Importante punto magnetico del campus universitario, la biblioteca Geisel è circondata da diverse sculture ed altre meraviglie paesaggistiche, tra cui il sinuoso viale percorribile a forma di serpente dedicato all’attrice e cantante Alexis Smith, per non parlare del sovradimensionato monolito rappresentante una prima edizione del poema Paradise Lost di John Milton (1608–1674). E naturalmente, l’immancabile statua di bronzo con il Dr. Seuss in persona, seduto su una panchina e fiancheggiato dal suo personaggio più famoso, il Gatto col Cappello creato nel 1957, protagonista della divertente storia che fu in grado di cambiare radicalmente le modalità considerate utili a educare alla lettura i bambini in età scolare. Non più meri spettatori di un’idealizzata vita familiare priva di soprese o qualsivoglia realismo, bensì veri e propri attori coinvolti nella rutilante baldoria della casa visitata, in assenza dai genitori, dal misterioso essere sovrannaturale che da il nome al racconto.

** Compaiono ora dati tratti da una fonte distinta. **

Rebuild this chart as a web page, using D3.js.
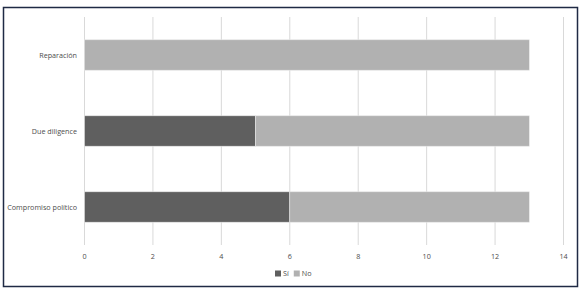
<!DOCTYPE html>
<html>
<head>
<meta charset="UTF-8">
<style>
  body { margin: 0; background: #fff; }
  text { font-family: "Open Sans", sans-serif; fill: #4d4d4d; }
</style>
<script src="https://d3js.org/d3.v7.min.js"></script>
</head>
<body>
<script>
// data
var categories = ["Reparación", "Due diligence", "Compromiso político"];
var si = [0, 5, 6];
var no = [13, 8, 7];
var seriesNames = ["Sí", "No"];
var xTicks = [0, 2, 4, 6, 8, 10, 12, 14];

var W = 584, H = 290;
var svg = d3.select("body").append("svg").attr("width", W).attr("height", H);

// outer frame
svg.append("rect")
  .attr("x", 3.5).attr("y", 7.5).attr("width", 574).attr("height", 279)
  .attr("fill", "#fff").attr("stroke", "#1f2a44").attr("stroke-width", 1.5);

var x = d3.scaleLinear().domain([0, 14]).range([84.5, 563.5]);
var y = d3.scaleBand().domain(categories).range([17, 245]).paddingInner(0.6).paddingOuter(0.3);

// gridlines
svg.append("g").selectAll("line").data(xTicks).join("line")
  .attr("x1", d => x(d)).attr("x2", d => x(d))
  .attr("y1", 17).attr("y2", 245)
  .attr("stroke", "#d9d9d9").attr("stroke-width", 1);

var colors = ["#5f5f5f", "#b1b1b1"];
var rows = categories.map((c, i) => ({ cat: c, vals: [si[i], no[i]] }));

rows.forEach(function(r) {
  var start = 0;
  r.vals.forEach(function(v, k) {
    if (v > 0) {
      svg.append("rect")
        .attr("x", x(start)).attr("y", y(r.cat))
        .attr("width", x(start + v) - x(start)).attr("height", y.bandwidth())
        .attr("fill", colors[k]).attr("stroke", "#e8e8e8").attr("stroke-width", 0.6);
    }
    start += v;
  });
});

// x axis labels
svg.append("g").selectAll("text").data(xTicks).join("text")
  .attr("x", d => x(d)).attr("y", 259)
  .attr("text-anchor", "middle").attr("font-size", 7.2)
  .text(d => d);

// category labels
svg.append("g").selectAll("text").data(categories).join("text")
  .attr("x", 77).attr("y", d => y(d) + y.bandwidth() / 2 + 2.5)
  .attr("text-anchor", "end").attr("font-size", 7.2)
  .text(d => d);

// legend
var lg = svg.append("g").attr("transform", "translate(275,273)");
var lx = 0;
seriesNames.forEach(function(n, k) {
  lg.append("rect").attr("x", lx).attr("y", -2.5).attr("width", 6).attr("height", 6).attr("fill", colors[k]);
  var t = lg.append("text").attr("x", lx + 8).attr("y", 3).attr("font-size", 7.2).text(n);
  lx += 8 + t.node().getComputedTextLength() + 5;
});
</script>
</body>
</html>
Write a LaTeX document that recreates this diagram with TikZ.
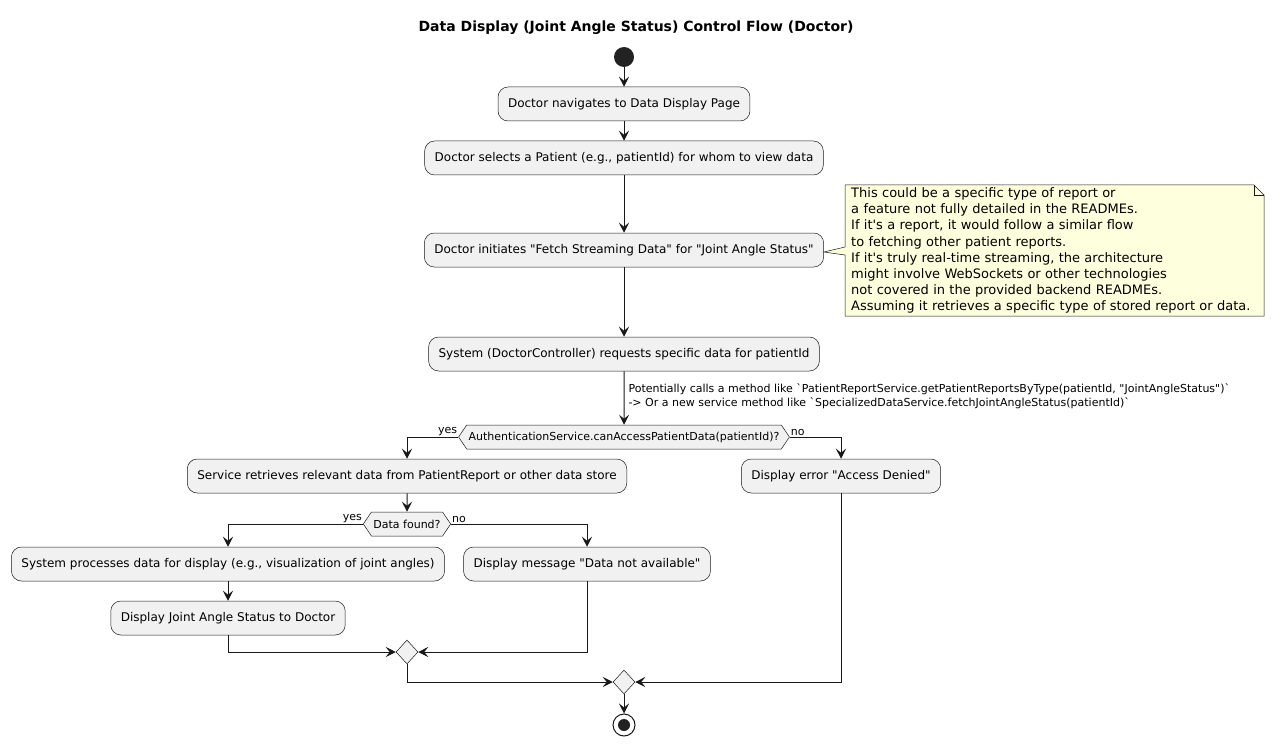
\documentclass[tikz,border=0pt]{standalone}
\usepackage{fontspec}
\setmainfont{DejaVu Sans}[Ligatures=TeXOff]
\usetikzlibrary{arrows.meta,shapes.geometric,shapes.symbols}
\newlength{\du}
\setlength{\du}{1pt}
\definecolor{flowcolor}{rgb}{0.094118, 0.094118, 0.094118}
\definecolor{boxcolor}{rgb}{0.945098, 0.945098, 0.945098}
\definecolor{notecolor}{rgb}{0.996078, 1.000000, 0.866667}
\definecolor{dotcolor}{rgb}{0.133333, 0.133333, 0.133333}
\begin{document}
\begin{tikzpicture}[
  activity/.style={draw=flowcolor, fill=boxcolor, line width=0.5\du, rounded corners=10\du,
    minimum height=34\du, inner xsep=10\du, font=\fontsize{12}{14}\selectfont},
  decision/.style={signal, signal to=east and west, signal pointer angle=112,
    draw=flowcolor, fill=boxcolor, line width=0.5\du, minimum height=24\du,
    inner xsep=2\du, inner ysep=0\du, font=\fontsize{11}{13}\selectfont},
  merge/.style={diamond, draw=flowcolor, fill=boxcolor, line width=0.5\du,
    minimum width=22\du, minimum height=24\du, inner sep=0\du},
  guard/.style={font=\fontsize{11}{13}\selectfont, inner sep=1\du},
  flow/.style={draw=flowcolor, line width=1\du, -{Stealth[length=10pt, width=10pt, inset=4pt]}},
  notetext/.style={font=\fontsize{13}{16.2}\selectfont, align=left, inner xsep=6\du,
    text width=407\du, minimum height=131\du, inner ysep=0\du}
]
\pgftransformxscale{1.000000}
\pgftransformyscale{-1.000000}
\useasboundingbox (0\du,0\du) rectangle (1274\du,746\du);
% title
\node (title) at (636.000000\du,28.000000\du){\fontsize{14}{16}\selectfont\bfseries Data Display (Joint Angle Status) Control Flow (Doctor)};
% start
\node[circle, fill=dotcolor, minimum size=20\du, inner sep=0\du] (start) at (624.000000\du,57.000000\du){};
% activities
\node[activity] (navigate) at (624.000000\du,104.000000\du){Doctor navigates to Data Display Page};
\node[activity] (select) at (624.000000\du,158.000000\du){Doctor selects a Patient (e.g., patientId) for whom to view data};
\node[activity] (fetch) at (624.000000\du,250.000000\du){Doctor initiates "Fetch Streaming Data" for "Joint Angle Status"};
\node[activity] (request) at (624.000000\du,354.000000\du){System (DoctorController) requests specific data for patientId};
\node[decision] (access) at (624.000000\du,437.000000\du){AuthenticationService.canAccessPatientData(patientId)?};
\node[activity] (retrieve) at (407.000000\du,476.000000\du){Service retrieves relevant data from PatientReport or other data store};
\node[activity] (denied) at (841.000000\du,476.000000\du){Display error "Access Denied"};
\node[decision] (found) at (407.000000\du,524.000000\du){Data found?};
\node[activity] (process) at (228.000000\du,564.000000\du){System processes data for display (e.g., visualization of joint angles)};
\node[activity] (show) at (228.000000\du,618.000000\du){Display Joint Angle Status to Doctor};
\node[activity] (missing) at (587.000000\du,564.000000\du){Display message "Data not available"};
\node[merge] (mergefound) at (407.000000\du,652.000000\du){};
\node[merge] (mergeaccess) at (624.000000\du,682.000000\du){};
% stop
\node[circle, draw=flowcolor, line width=1\du, fill=white, minimum size=22\du, inner sep=0\du] (stop) at (624.000000\du,725.000000\du){};
\node[circle, fill=dotcolor, minimum size=12\du, inner sep=0\du] (stopdot) at (stop){};
% note, outline first
\coordinate (notenw) at (845.000000\du,185.000000\du);
\coordinate (notese) at (1264.000000\du,316.000000\du);
\draw[draw=flowcolor, fill=notecolor, line width=0.5\du] (notenw) -- ([xshift=-10\du]notenw -| notese)
  -- ([yshift=10\du]notenw -| notese) -- (notese) -- (notenw |- notese)
  -- ([yshift=5\du]notenw |- fetch.east) -- ([yshift=2\du]fetch.east) -- ([yshift=-3\du]notenw |- fetch.east) -- cycle;
\draw[draw=flowcolor, line width=0.5\du] ([xshift=-10\du]notenw -| notese) -- ([xshift=-10\du, yshift=10\du]notenw -| notese) -- ([yshift=10\du]notenw -| notese);
\node[notetext, anchor=north west] (note) at (notenw){This could be a specific type of report or\\
a feature not fully detailed in the READMEs.\\
If it's a report, it would follow a similar flow\\
to fetching other patient reports.\\
If it's truly real-time streaming, the architecture\\
might involve WebSockets or other technologies\\
not covered in the provided backend READMEs.\\
Assuming it retrieves a specific type of stored report or data.};
% flows
\draw[flow] (start) -- (navigate);
\draw[flow] (navigate) -- (select);
\draw[flow] (select) -- (fetch);
\draw[flow] (fetch) -- (request);
\draw[flow] (request) -- node[anchor=west, align=left, font=\fontsize{11}{14}\selectfont, inner xsep=4\du, yshift=2\du]{Potentially calls a method like `PatientReportService.getPatientReportsByType(patientId, "JointAngleStatus")`\\-> Or a new service method like `SpecializedDataService.fetchJointAngleStatus(patientId)`} (access);
\draw[flow] (access.west) -| (retrieve.north);
\draw[flow] (access.east) -| (denied.north);
\node[guard, anchor=south east] (accessyes) at (access.west){yes};
\node[guard, anchor=south west] (accessno) at (access.east){no};
\draw[flow] (retrieve) -- (found);
\draw[flow] (found.west) -| (process.north);
\draw[flow] (found.east) -| (missing.north);
\node[guard, anchor=south east] (foundyes) at (found.west){yes};
\node[guard, anchor=south west] (foundno) at (found.east){no};
\draw[flow] (process) -- (show);
\draw[flow] (show.south) |- (mergefound.west);
\draw[flow] (missing.south) |- (mergefound.east);
\draw[flow] (mergefound.south) |- (mergeaccess.west);
\draw[flow] (denied.south) |- (mergeaccess.east);
\draw[flow] (mergeaccess) -- (stop);
\end{tikzpicture}
\end{document}
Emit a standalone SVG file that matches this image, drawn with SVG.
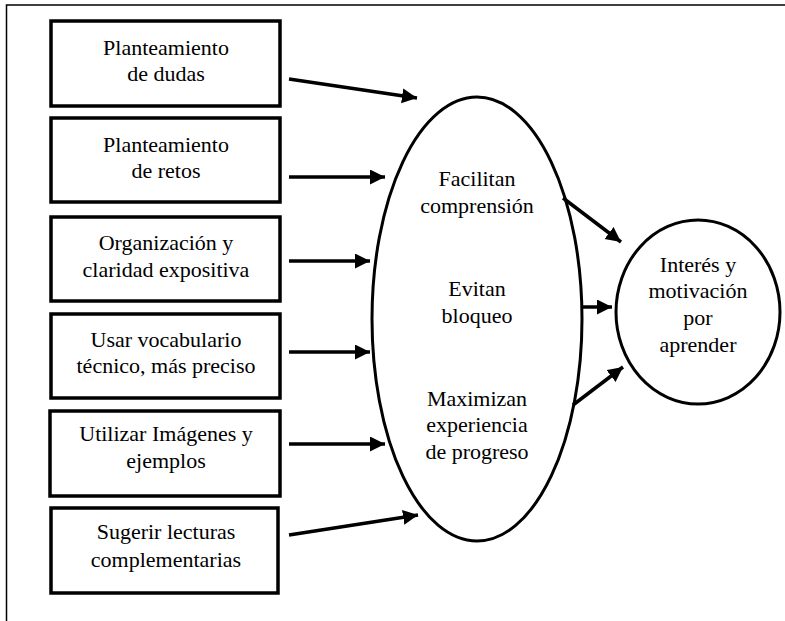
<svg xmlns="http://www.w3.org/2000/svg" width="785" height="621" viewBox="0 0 785 621">
<defs>
<style>
.box{fill:#fff;stroke:#000;stroke-width:3.5}
.shape{fill:#fff;stroke:#000;stroke-width:3}
.frame{fill:none;stroke:#000;stroke-width:1.5}
.c{fill:none;stroke:#000;stroke-width:3.5;marker-end:url(#ah)}
</style>
<marker id="ah" markerUnits="userSpaceOnUse" markerWidth="16" markerHeight="16" refX="15" refY="7.5" orient="auto">
<path d="M0,0 L15,7.5 L0,15 z" fill="#000"/>
</marker>
</defs>
<rect width="785" height="621" fill="#fff"/>
<path class="frame" d="M785,5 H6.5 V621"/>
<g font-family="'Liberation Serif', 'Times New Roman', serif" font-size="22" text-anchor="middle" fill="#000">
<g id="n1"><rect class="box" x="51" y="21" width="229" height="85"/><text x="166" y="55">Planteamiento</text><text x="166" y="81">de dudas</text></g>
<g id="n2"><rect class="box" x="51" y="118" width="229" height="84"/><text x="166" y="152">Planteamiento</text><text x="166" y="178">de retos</text></g>
<g id="n3"><rect class="box" x="51" y="217" width="229" height="84"/><text x="166" y="250">Organización y</text><text x="166" y="277">claridad expositiva</text></g>
<g id="n4"><rect class="box" x="51" y="314" width="229" height="84"/><text x="166" y="347">Usar vocabulario</text><text x="166" y="373">técnico, más preciso</text></g>
<g id="n5"><rect class="box" x="50" y="411" width="230" height="85"/><text x="166" y="441">Utilizar Imágenes y</text><text x="166" y="468">ejemplos</text></g>
<g id="n6"><rect class="box" x="51" y="508" width="227" height="85"/><text x="166" y="539">Sugerir lecturas</text><text x="166" y="567">complementarias</text></g>
<g id="center"><ellipse class="shape" cx="477" cy="319" rx="105" ry="222"/>
<text x="477" y="186">Facilitan</text><text x="477" y="213">comprensión</text>
<text x="477" y="296">Evitan</text><text x="477" y="323">bloqueo</text>
<text x="477" y="406">Maximizan</text><text x="477" y="432">experiencia</text><text x="477" y="459">de progreso</text></g>
<g id="goal"><ellipse class="shape" cx="698" cy="312" rx="82" ry="92"/>
<text x="698" y="272">Interés y</text><text x="698" y="298">motivación</text><text x="698" y="325">por</text><text x="698" y="352">aprender</text></g>
</g>
<g id="connectors">
<line class="c" x1="289" y1="79" x2="417" y2="98"/>
<line class="c" x1="289" y1="177" x2="385" y2="177"/>
<line class="c" x1="289" y1="261" x2="370" y2="261"/>
<line class="c" x1="289" y1="352" x2="370" y2="352"/>
<line class="c" x1="289" y1="444" x2="385" y2="444"/>
<line class="c" x1="289" y1="535" x2="418" y2="515"/>
<line class="c" x1="563" y1="198" x2="621" y2="242"/>
<line class="c" x1="582" y1="307" x2="612" y2="307"/>
<line class="c" x1="573" y1="405" x2="623" y2="367"/>
</g>
</svg>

Rinnovata ed espansa nel 1993, in aggiunta all’inclusione di un migliore impianto di circolazione dell’aria e sistemi antincendio di tipo più conforme ai crismi correnti, la biblioteca sarebbe quindi giunta a contenere oggi un numero stimato attorno ai 7 milioni di volumi. Cui si aggiunge la mostra permanente e niente meno che fondamentale dei circa 8.500 oggetti tra disegni, cimeli, manoscritti e registrazioni originali dell’eponimo Theodor Geisel, in buona parte forniti attraverso gli anni da lui stesso e il resto della sua famiglia. Dotata di sistemi all’avanguardia nell’archiviazione e punto di riferimento per diverse importanti opere di ricerca, la biblioteca ha celebrato nell’agosto del 2020 i suoi primi 50 anni di esistenza, dando inizio ad una lunga serie di eventi il cui calendario si è trovato ad interrompersi durante il successivo inverno, per l’inizio globale della pandemia da Covid-19.
Ciononostante, in quest’epoca di crisi storiche ed incertezze, essa resta un importante faro di riferimento per chi crede nella conservazione delle opere cartacee, tesori tangibili che superano i meriti della più pura ed incorporea digitalizzazione. Sebbene proprio questa linea di pensiero, paradossalmente, potrebbe essere vista in conflitto con il più puro e impersonale sentiero filosofico alla base del Brutalismo. Perché come disse qualcuno in una celebre saga cinematografica: “Soltanto un Sith vive di assoluti”. E non c’è Star Destroyer migliore, di quello carico di tutta l’antichissima ed incomparabile saggezza dell’Universo.